Ser o no ser Dios, he ahí el dilema

jueves, 5 de marzo de 2009


Perder la ilusión significa dejar de pensar en una salvación al final de los tiempos, en una redención del espíritu humano o en la llegada de un mesías o del “último hombre”. Perder la ilusión significa ver claramente. Y para hacerlo se creyó preciso echar luz para salir de la oscuridad de la ignorancia, para salir del encantamiento del mito anterior a la filosofía.

Perder la ilusión, es decir alumbrar el entendimiento con la luz de la razón, para la Ilustración fue el gran proyecto con el que finalmente el Hombre podría liberarse de las cadenas del infortunio y de la incomprensión y así asumir el mando y por tanto el control del planeta, para liberar a los hombres del miedo y constituirlos en señores, para aniquilar a los dioses y encumbrar al Hombre como el Dios, el Supremo hacedor.


Tal vez por eso Nietzsche declaró en pleno siglo XIX la muerte de Dios. El filósofo italiano, Gianni Vattimo, sostiene que tal afirmación de Nietzsche no significa dilucidar si Dios existe o no, sino que no hay un fundamento último, no hay absoluto, con lo cual declarar si Dios existe o no existe carece de importancia.


Pero el filósofo inglés, John Gray, Nietzsche es ingenuo y contradictorio, porque crea la figura ridícula del “último hombre” y será un hombre preso por sus propias fobias, obsesiones y temores, mismas que lo llevarían a la locura.


Para Vattimo, en cambio, Nietzsche simplemente no ha sido bien entendido, y ahí concede: Nietzsche crea el “último hombre” porque para él la disolución del mundo objetivo conduce a una más “auténtica” liberación.


Es decir, tanto John Gray como Gianni Vattimo elaboran muy interesantes interpretaciones sobre el planteamiento nietzscheano.
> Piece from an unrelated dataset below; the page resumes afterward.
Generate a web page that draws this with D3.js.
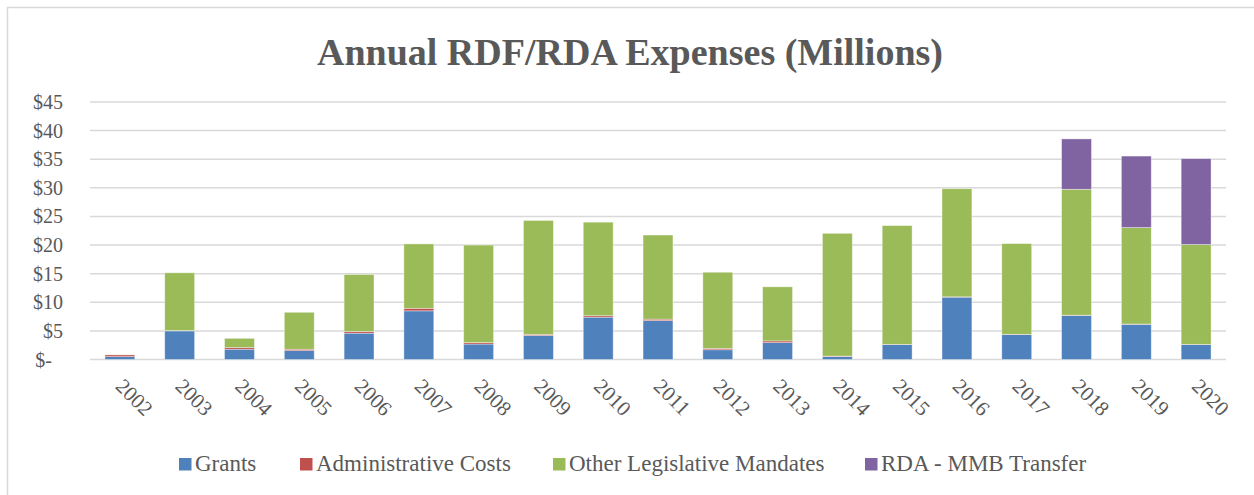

Y leídos complementariamente nos llevan a pensar en que Nietzsche y su afirmación de la muerte de Dios, más allá de su ulterior filosofía teórica y práctica, se refería a lo mismo que John Gray pero sin la radicalidad de éste: si Dios ha muerto, es decir, si no hay absolutos, el paso siguiente sería decir que el gran absoluto del humanismo, es decir, el Hombre, también ha muerto, o mínimo, debería morir.


El desencanto es irremediable: el ser humano no se cansa de ser Hombre, es decir no se cansa de ser el Dios que destruye su mundo y se destruye a sí mismo, para quedar, como diría Baudelaire, sólo, en “un oasis de horror en medio de un desierto de aburrimiento”.